Interest Rate Roundup

Friday, August 01, 2008

Credit crunch spreads in auto, CRE sectors

The reason this credit crunch/crisis has been so durable, persistent, and severe is that so many lenders did so many dumb things in so many sectors. Aggressive mortgage lending. Aggressive commercial real estate lending. Aggressive auto lending. It was a free-for-all because money was cheap and plentiful. The ultimate funders of these loans (the bond buyers, hedge funds, pension funds and so on who purchase asset-backed securities, mortgage-backed securities, finance company bonds, and other debt instruments) were willing to pay up big-time for anything yielding more than plain-vanilla U.S. Treasuries.

Now, that entire process is playing out in reverse. Losses are rising on foolish loans and bonds that entitle holders to the cash flows from them, causing the funders/enablers in the secondary market to run away screaming. That is causing primary lenders to tighten standards and raise rates on some loan programs, while eliminating others entirely. And that, in turn, is causing the economic slump to deepen and widen well beyond residential real estate.

Case in point: The auto sector. Just look at the July sales numbers out of Ford, GM, and the other majors today. Ford sales dropped 15% year-over-year. Toyota sales were down 12%. Chrysler sales dropped 29% and GM sales plunged 32%. High gas prices are to blame for a large chunk of the decline in demand for gas-guzzling SUVs. But tighter credit conditions is a contributing factor as well, and it will probably become a bigger one going forward. After all, you have the captive finance companies cutting back on leasing -- which accounts for about 20% of auto sales -- across the board.

UPDATE: The July auto sales rate looks like it will come in at 12.5 million, the weakest level since April 1992.

As for commercial real estate, construction spending is still growing. We learned this morning that private, nonresidential construction spending gained 0.8% in June even as private residential spending shrunk 1.8%. But given the state of the credit markets and the deteriorating economy, that strength just can't last in my view. Evidence of a weakening market is already out there if you know where to look.

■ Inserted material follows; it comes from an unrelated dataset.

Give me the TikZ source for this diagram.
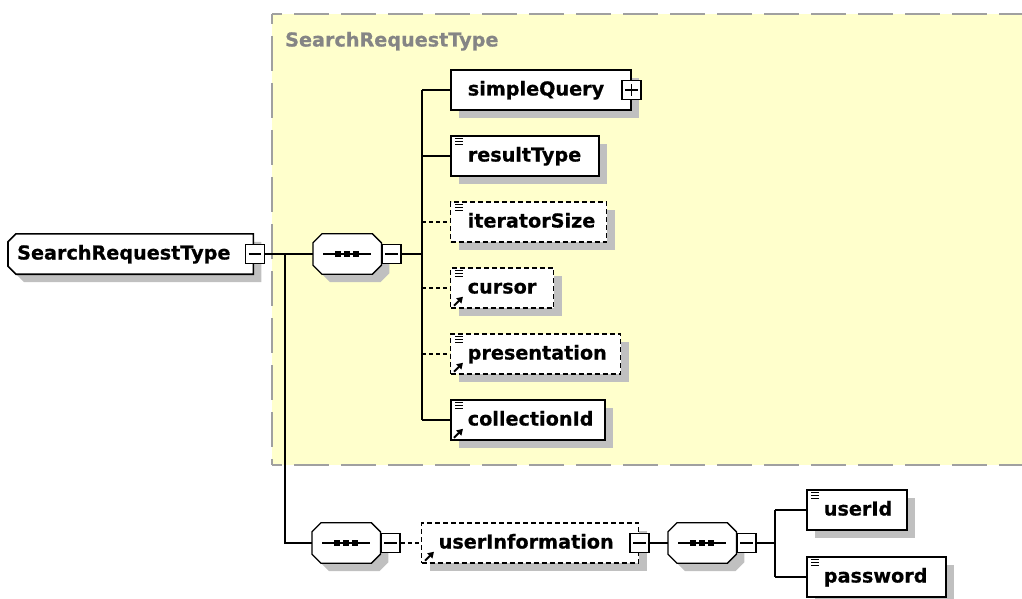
\documentclass[tikz,border=0pt]{standalone}
\usepackage{fontspec}
\setmainfont{DejaVu Sans}[BoldFeatures={FakeBold=0.6}]
\usetikzlibrary{shadows,calc,arrows.meta}
\pgfdeclarelayer{bg}
\pgfdeclarelayer{shp}
\pgfsetlayers{bg,shp,main}
\definecolor{paneyellow}{HTML}{FFFFCC}
\definecolor{panegray}{HTML}{A0A0A0}
\definecolor{titlegray}{HTML}{858585}
\definecolor{shadowgray}{HTML}{C0C0C0}
\newcommand\boxtext[2]{\makebox[#1][l]{#2}}
\newcommand\eqicon[1]{\foreach \k in {3,6,9}{\draw[line width=1.3pt] ($(#1.north west)+(5,\k)$) -- ++(8,0);}}
\newcommand\refarrow[1]{\draw[line width=2pt,-{Triangle[length=6pt,width=7pt]}] ($(#1.south west)+(4,-3)$) -- ++(9,-9);}
\newcommand\minussign[1]{\draw[line width=1.2pt] ($(#1.west)+(4,0)$) -- ($(#1.east)+(-4,0)$);}
\newcommand\plussign[1]{\minussign{#1}\draw[line width=1.2pt] ($(#1.north)+(0,4)$) -- ($(#1.south)+(0,-4)$);}
\newcommand\compshape[1]{%
  \draw[line width=1.3pt, fill=white, shadowed] ($(#1.north west)+(9,0)$) -- ($(#1.north east)+(-9,0)$) -- ($(#1.north east)+(0,9)$) -- ($(#1.south east)+(0,-9)$) -- ($(#1.south east)+(-9,0)$) -- ($(#1.south west)+(9,0)$) -- ($(#1.south west)+(0,-9)$) -- ($(#1.north west)+(0,9)$) -- cycle;
  \draw[line width=1.3pt] ($(#1.west)+(10,0)$) -- ($(#1.east)+(-10,0)$);
  \foreach \d in {-9,0,9}{\fill ($(#1.center)+(\d,0)$) +(-3.2,-3.2) rectangle +(3.2,3.2);}}
\begin{document}
\begin{tikzpicture}[x=1pt,y=-1pt,
  font=\fontsize{19.2}{22}\selectfont\bfseries,
  shadowed/.style={general shadow={fill=shadowgray, shadow xshift=8pt, shadow yshift=-8pt}},
  elem/.style={draw, line width=1.6pt, fill=white, shadowed, anchor=west, minimum height=40pt, inner xsep=17pt, inner ysep=0pt, text height=14pt, text depth=3pt},
  optelem/.style={elem, dash pattern=on 5pt off 3pt, line width=1.4pt},
  pm/.style={draw, line width=1.4pt, fill=white, minimum size=19pt, inner sep=0pt},
  comp/.style={minimum width=68pt, minimum height=40pt, inner sep=0pt, anchor=west},
  conn/.style={line width=1.3pt},
  optconn/.style={conn, dash pattern=on 4pt off 3pt},
  panedash/.style={panegray, line width=2pt, dash pattern=on 35pt off 12pt, dash phase=25pt}
]
\useasboundingbox (0,0) rectangle (1022,599);
% pane
\begin{pgfonlayer}{bg}
\fill[paneyellow] (272,14) rectangle (1030,465);
\draw[panedash] (272,14) -- (1030,14);
\draw[panedash] (272,465) -- (1030,465);
\draw[panedash] (272,14) -- (272,465);
\end{pgfonlayer}
\node[anchor=west, text=titlegray, inner sep=0pt, text height=14pt, text depth=3pt] (title) at (285,41) {SearchRequestType};
% root
\node[anchor=west, inner xsep=9pt, inner ysep=0pt, minimum height=40pt, text height=14pt, text depth=3pt] (root) at (8,254) {\boxtext{227pt}{SearchRequestType}};
\begin{pgfonlayer}{shp}
\draw[line width=1.6pt, fill=white, shadowed] ($(root.north west)+(8,0)$) -- (root.north east) -- (root.south east) -- ($(root.south west)+(8,0)$) -- ($(root.south west)+(0,-8)$) -- ($(root.north west)+(0,8)$) -- cycle;
\end{pgfonlayer}
\node[pm] (rootm) at ($(root.east)+(1.5,0)$) {};
\minussign{rootm}
% first sequence
\node[comp] (c1) at (313,254) {};
\compshape{c1}
\node[pm, anchor=west] (c1m) at (c1.east) {};
\minussign{c1m}
\coordinate (b1) at (422,254);
\coordinate (j1) at (285,254);
% children
\node[elem] (sq) at (450,90) {\boxtext{146pt}{simpleQuery}};
\node[pm] (sqp) at (sq.east) {};
\plussign{sqp}
\node[elem] (rt) at (450,156) {\boxtext{114pt}{resultType}};
\eqicon{rt}
\node[optelem] (it) at (450,222) {\boxtext{122pt}{iteratorSize}};
\eqicon{it}
\node[optelem] (cu) at (450,288) {\boxtext{69pt}{cursor}};
\eqicon{cu}\refarrow{cu}
\node[optelem] (pr) at (450,354) {\boxtext{136pt}{presentation}};
\eqicon{pr}\refarrow{pr}
\node[elem] (ci) at (450,420) {\boxtext{120pt}{collectionId}};
\eqicon{ci}\refarrow{ci}
% connectors
\draw[conn] (rootm.east) -- (c1.west);
\draw[conn] (c1m.east) -- (b1);
\draw[conn] (b1 |- sq.west) -- (b1 |- ci.west);
\draw[conn] (b1 |- sq.west) -- (sq.west);
\draw[conn] (b1 |- rt.west) -- (rt.west);
\draw[optconn] (b1 |- it.west) -- (it.west);
\draw[optconn] (b1 |- cu.west) -- (cu.west);
\draw[optconn] (b1 |- pr.west) -- (pr.west);
\draw[conn] (b1 |- ci.west) -- (ci.west);
% second sequence
\node[comp] (c2) at (312,543) {};
\compshape{c2}
\node[pm, anchor=west] (c2m) at (c2.east) {};
\minussign{c2m}
\draw[conn] (j1) -- (j1 |- c2.west) -- (c2.west);
\node[optelem] (ui) at (421,543) {\boxtext{183pt}{userInformation}};
\refarrow{ui}
\node[pm] (uim) at (ui.east) {};
\minussign{uim}
\draw[optconn] (c2m.east) -- (ui.west);
% third sequence
\node[comp] (c3) at (668,543) {};
\compshape{c3}
\node[pm, anchor=west] (c3m) at (c3.east) {};
\minussign{c3m}
\draw[conn] (uim.east) -- (c3.west);
\coordinate (b2) at (775,543);
\draw[conn] (c3m.east) -- (b2);
\node[elem] (ud) at (806,510) {\boxtext{66pt}{userId}};
\eqicon{ud}
\node[elem] (pw) at (806,577) {\boxtext{105pt}{password}};
\eqicon{pw}
\draw[conn] (b2 |- ud.west) -- (b2 |- pw.west);
\draw[conn] (b2 |- ud.west) -- (ud.west);
\draw[conn] (b2 |- pw.west) -- (pw.west);
\end{tikzpicture}
\end{document}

Just consider what General Growth Property, the second-largest operator of shopping malls, had to say earlier this week (via Reuters, my emphasis added):

"Mall and land owner General Growth Properties Inc on Wednesday reported lower-than-expected quarterly results and cut its forecast and postponed some development, citing the weak U.S. economy.

"General Growth said that, after conferring with some of its retail tenants, it would postpone the opening of some shopping centers and defer $500 million of development spending over the next 18 months.

It also lowered its 2008 forecast for core funds from operations to $3.42 per share from a range of $3.52 to $3.58."

Or what about Boyd Gaming? It's halting construction of a Las Vegas casino in the middle of the project (via Reuters, my emphasis added):

"Boyd Gaming Corp said on Friday that it would delay construction of its partially built Echelon casino project on the Las Vegas Strip, and investors concerned about a glut of new resorts in the city sent the company's shares up as much as 30 percent.

"The construction delay overshadowed news that Boyd was suspending its quarterly dividend.

"The company, whose shares had been falling for nearly a year, also announced a $100 million share repurchase program and posted lower second-quarter profit as the U.S. economic slowdown reduced gambling revenue.

"Las Vegas-based Boyd said it had decided to delay the construction of the $4.8 billion Echelon, already built to around eight stories, because of the challenging economy. It plans to resume construction in three or four quarters, assuming credit market conditions and the economic outlook improves."

Isolated examples? I don't think so. Leasing activity, construction, and sales all appear to be already decelerating (or on the verge of doing so). Just look at the news on the commercial real estate front that mega-brokers CB Richard Ellis Group and Jones Lang LaSalle released this week. Here's an excerpt from a Bloomberg story, with my emphasis added:

"The credit crisis, which began a year ago in the U.S., has impacted virtually all financial centers and economies,'' Jones Lang LaSalle Chief Executive Officer Colin Dyer said in a conference call. "For commercial real estate, the major impact continues to be declining capital market activity and much stricter debt financing.''

"Financial firms have raised borrowing rates and curtailed lending amid $476 billion in mortgage-related losses and asset writedowns and announced 100,000 job cuts. Together, the figures mean it's harder for would-be commercial real estate buyers to borrow and the financial firms brokers count on to rent space need less of it.

"What we have, in this marketplace at least, in this industry, is a classic stagflation market,'' CB Richard Ellis Chief Executive Officer Brett White said in a separate conference call. A strong economy with tight credit would have bolstered broker profits from leasing, while a weak economy with low borrowing costs would have fueled property sales, White said."